- **What the exercise asks**
Leaving out every picture, quote the data below exactly as it appears.

(begin)

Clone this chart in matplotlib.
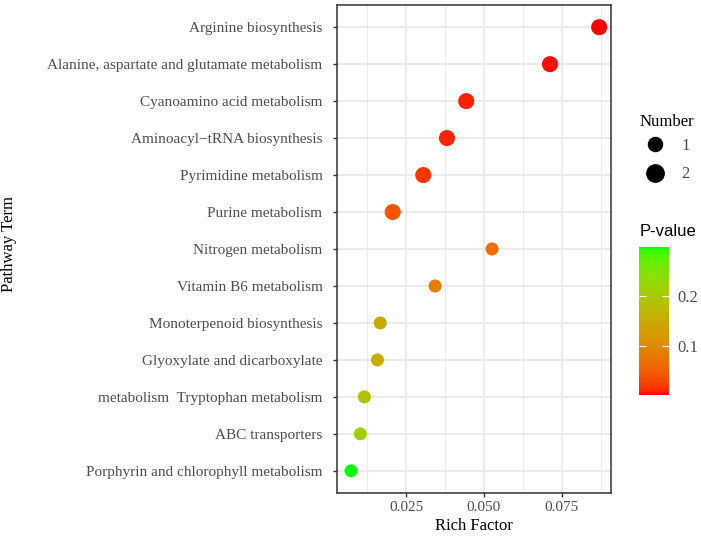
import matplotlib
matplotlib.use("Agg")
import matplotlib.pyplot as plt
import numpy as np
from matplotlib.colors import LinearSegmentedColormap, Normalize
from matplotlib.lines import Line2D

# pathways, top to bottom
pathways = [
    "Arginine biosynthesis",
    "Alanine, aspartate and glutamate metabolism",
    "Cyanoamino acid metabolism",
    "Aminoacyl\u2212tRNA biosynthesis",
    "Pyrimidine metabolism",
    "Purine metabolism",
    "Nitrogen metabolism",
    "Vitamin B6 metabolism",
    "Monoterpenoid biosynthesis",
    "Glyoxylate and dicarboxylate",
    "metabolism  Tryptophan metabolism",
    "ABC transporters",
    "Porphyrin and chlorophyll metabolism",
]
rich_factor = [0.0870, 0.0712, 0.0443, 0.0381, 0.0305, 0.0207, 0.0526,
               0.0343, 0.0167, 0.0158, 0.0116, 0.0103, 0.0073]
number = [2, 2, 2, 2, 2, 2, 1, 1, 1, 1, 1, 1, 1]
pvalue = [0.001, 0.004, 0.008, 0.010, 0.018, 0.040, 0.065,
          0.085, 0.150, 0.155, 0.190, 0.210, 0.299]


def lab_to_rgb(L, a, b):
    fy = (L + 16) / 116
    fx = fy + a / 500
    fz = fy - b / 200
    def finv(t):
        return np.where(t > 6 / 29, t ** 3, 3 * (6 / 29) ** 2 * (t - 4 / 29))
    X, Y, Z = 0.95047 * finv(fx), finv(fy), 1.08883 * finv(fz)
    r = 3.2406 * X - 1.5372 * Y - 0.4986 * Z
    g = -0.9689 * X + 1.8758 * Y + 0.0415 * Z
    bb = 0.0557 * X - 0.2040 * Y + 1.0570 * Z
    rgb = np.array([r, g, bb])
    rgb = np.where(rgb > 0.0031308, 1.055 * np.abs(rgb) ** (1 / 2.4) - 0.055, 12.92 * rgb)
    return np.clip(rgb, 0, 1)


# red -> green gradient interpolated in Lab, like ggplot
lab_lo = np.array([53.24, 80.09, 67.20])
lab_hi = np.array([87.73, -86.18, 83.18])
stops = [lab_to_rgb(*(lab_lo + t * (lab_hi - lab_lo))) for t in np.linspace(0, 1, 64)]
cmap = LinearSegmentedColormap.from_list("rg", stops)
norm = Normalize(vmin=min(pvalue), vmax=max(pvalue))

serif = ["Liberation Serif", "DejaVu Serif"]
sans = ["Liberation Sans", "DejaVu Sans"]


def size_of(n):
    return 88 + (n - 1) * 46


fig = plt.figure(figsize=(7.01, 5.40), dpi=100)
ax = fig.add_axes([337 / 701, 1 - 493 / 540, 274 / 701, 488 / 540])

ypos = np.arange(len(pathways))[::-1]
ax.scatter(rich_factor, ypos, s=[size_of(n) for n in number],
           c=pvalue, cmap=cmap, norm=norm, linewidths=0, zorder=3)

ax.set_xlim(0.0028, 0.0908)
ax.set_ylim(-0.6, len(pathways) - 0.4)
ax.set_yticks(ypos)
ax.set_yticklabels(pathways, family=serif, fontsize=11, color="#4d4d4d")
ax.set_xticks([0.025, 0.050, 0.075])
ax.set_xticklabels(["0.025", "0.050", "0.075"], family=serif, fontsize=11, color="#4d4d4d")
ax.set_xticks([0.0125, 0.0375, 0.0625, 0.0875], minor=True)
ax.grid(True, which="major", color="#ebebeb", linewidth=1.4, zorder=0)
ax.grid(True, which="minor", axis="x", color="#ebebeb", linewidth=0.7, zorder=0)
ax.set_axisbelow(True)
ax.tick_params(which="major", length=3, width=1, color="#333333")
ax.tick_params(axis="y", which="major", pad=7.5)
ax.tick_params(axis="x", which="major", pad=3)
ax.tick_params(which="minor", length=0)
for sp in ax.spines.values():
    sp.set_color("#333333")
    sp.set_linewidth(1.1)
ax.set_xlabel("Rich Factor", family=serif, fontsize=12, labelpad=3)
fig.text(9 / 701, 1 - 244 / 540, "Pathway Term", family=serif, fontsize=12,
         rotation=90, ha="center", va="center")

# size legend
fig.text(640 / 701, 1 - 122 / 540, "Number", family=serif, fontsize=12, va="center")
handles = [Line2D([], [], marker="o", linestyle="", color="black",
                  markersize=np.sqrt(size_of(n)) * 1.08) for n in [1, 2]]
leg = fig.legend(handles, ["1", "2"], loc="upper left",
                 bbox_to_anchor=(638 / 701, 1 - 138 / 540), frameon=False,
                 borderpad=0, borderaxespad=0, handlelength=2.0,
                 handletextpad=0.6, labelspacing=0.75,
                 prop={"family": serif, "size": 12})
for t in leg.get_texts():
    t.set_color("#4d4d4d")

# colour bar
cax = fig.add_axes([639 / 701, 1 - 395 / 540, 30 / 701, 148 / 540])
sm = plt.cm.ScalarMappable(norm=norm, cmap=cmap)
cb = fig.colorbar(sm, cax=cax)
cb.outline.set_visible(False)
cb.set_ticks([0.1, 0.2])
cb.set_ticklabels(["0.1", "0.2"])
cax.tick_params(direction="in", length=5, width=0.8, color="white",
                left=True, right=True, labelsize=12, labelcolor="#4d4d4d", pad=6)
for t in cax.get_yticklabels():
    t.set_fontfamily(serif)
fig.text(640 / 701, 1 - 232 / 540, "P-value", family=sans, fontsize=12, va="center")

fig.savefig("out.png", dpi=100)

(end)

- **Exercise output**
Clone this chart in matplotlib.
import matplotlib
matplotlib.use("Agg")
import matplotlib.pyplot as plt
import numpy as np
from matplotlib.colors import LinearSegmentedColormap, Normalize
from matplotlib.lines import Line2D

# pathways, top to bottom
pathways = [
    "Arginine biosynthesis",
    "Alanine, aspartate and glutamate metabolism",
    "Cyanoamino acid metabolism",
    "Aminoacyl\u2212tRNA biosynthesis",
    "Pyrimidine metabolism",
    "Purine metabolism",
    "Nitrogen metabolism",
    "Vitamin B6 metabolism",
    "Monoterpenoid biosynthesis",
    "Glyoxylate and dicarboxylate",
    "metabolism  Tryptophan metabolism",
    "ABC transporters",
    "Porphyrin and chlorophyll metabolism",
]
rich_factor = [0.0870, 0.0712, 0.0443, 0.0381, 0.0305, 0.0207, 0.0526,
               0.0343, 0.0167, 0.0158, 0.0116, 0.0103, 0.0073]
number = [2, 2, 2, 2, 2, 2, 1, 1, 1, 1, 1, 1, 1]
pvalue = [0.001, 0.004, 0.008, 0.010, 0.018, 0.040, 0.065,
          0.085, 0.150, 0.155, 0.190, 0.210, 0.299]


def lab_to_rgb(L, a, b):
    fy = (L + 16) / 116
    fx = fy + a / 500
    fz = fy - b / 200
    def finv(t):
        return np.where(t > 6 / 29, t ** 3, 3 * (6 / 29) ** 2 * (t - 4 / 29))
    X, Y, Z = 0.95047 * finv(fx), finv(fy), 1.08883 * finv(fz)
    r = 3.2406 * X - 1.5372 * Y - 0.4986 * Z
    g = -0.9689 * X + 1.8758 * Y + 0.0415 * Z
    bb = 0.0557 * X - 0.2040 * Y + 1.0570 * Z
    rgb = np.array([r, g, bb])
    rgb = np.where(rgb > 0.0031308, 1.055 * np.abs(rgb) ** (1 / 2.4) - 0.055, 12.92 * rgb)
    return np.clip(rgb, 0, 1)


# red -> green gradient interpolated in Lab, like ggplot
lab_lo = np.array([53.24, 80.09, 67.20])
lab_hi = np.array([87.73, -86.18, 83.18])
stops = [lab_to_rgb(*(lab_lo + t * (lab_hi - lab_lo))) for t in np.linspace(0, 1, 64)]
cmap = LinearSegmentedColormap.from_list("rg", stops)
norm = Normalize(vmin=min(pvalue), vmax=max(pvalue))

serif = ["Liberation Serif", "DejaVu Serif"]
sans = ["Liberation Sans", "DejaVu Sans"]


def size_of(n):
    return 88 + (n - 1) * 46


fig = plt.figure(figsize=(7.01, 5.40), dpi=100)
ax = fig.add_axes([337 / 701, 1 - 493 / 540, 274 / 701, 488 / 540])

ypos = np.arange(len(pathways))[::-1]
ax.scatter(rich_factor, ypos, s=[size_of(n) for n in number],
           c=pvalue, cmap=cmap, norm=norm, linewidths=0, zorder=3)

ax.set_xlim(0.0028, 0.0908)
ax.set_ylim(-0.6, len(pathways) - 0.4)
ax.set_yticks(ypos)
ax.set_yticklabels(pathways, family=serif, fontsize=11, color="#4d4d4d")
ax.set_xticks([0.025, 0.050, 0.075])
ax.set_xticklabels(["0.025", "0.050", "0.075"], family=serif, fontsize=11, color="#4d4d4d")
ax.set_xticks([0.0125, 0.0375, 0.0625, 0.0875], minor=True)
ax.grid(True, which="major", color="#ebebeb", linewidth=1.4, zorder=0)
ax.grid(True, which="minor", axis="x", color="#ebebeb", linewidth=0.7, zorder=0)
ax.set_axisbelow(True)
ax.tick_params(which="major", length=3, width=1, color="#333333")
ax.tick_params(axis="y", which="major", pad=7.5)
ax.tick_params(axis="x", which="major", pad=3)
ax.tick_params(which="minor", length=0)
for sp in ax.spines.values():
    sp.set_color("#333333")
    sp.set_linewidth(1.1)
ax.set_xlabel("Rich Factor", family=serif, fontsize=12, labelpad=3)
fig.text(9 / 701, 1 - 244 / 540, "Pathway Term", family=serif, fontsize=12,
         rotation=90, ha="center", va="center")

# size legend
fig.text(640 / 701, 1 - 122 / 540, "Number", family=serif, fontsize=12, va="center")
handles = [Line2D([], [], marker="o", linestyle="", color="black",
                  markersize=np.sqrt(size_of(n)) * 1.08) for n in [1, 2]]
leg = fig.legend(handles, ["1", "2"], loc="upper left",
                 bbox_to_anchor=(638 / 701, 1 - 138 / 540), frameon=False,
                 borderpad=0, borderaxespad=0, handlelength=2.0,
                 handletextpad=0.6, labelspacing=0.75,
                 prop={"family": serif, "size": 12})
for t in leg.get_texts():
    t.set_color("#4d4d4d")

# colour bar
cax = fig.add_axes([639 / 701, 1 - 395 / 540, 30 / 701, 148 / 540])
sm = plt.cm.ScalarMappable(norm=norm, cmap=cmap)
cb = fig.colorbar(sm, cax=cax)
cb.outline.set_visible(False)
cb.set_ticks([0.1, 0.2])
cb.set_ticklabels(["0.1", "0.2"])
cax.tick_params(direction="in", length=5, width=0.8, color="white",
                left=True, right=True, labelsize=12, labelcolor="#4d4d4d", pad=6)
for t in cax.get_yticklabels():
    t.set_fontfamily(serif)
fig.text(640 / 701, 1 - 232 / 540, "P-value", family=sans, fontsize=12, va="center")

fig.savefig("out.png", dpi=100)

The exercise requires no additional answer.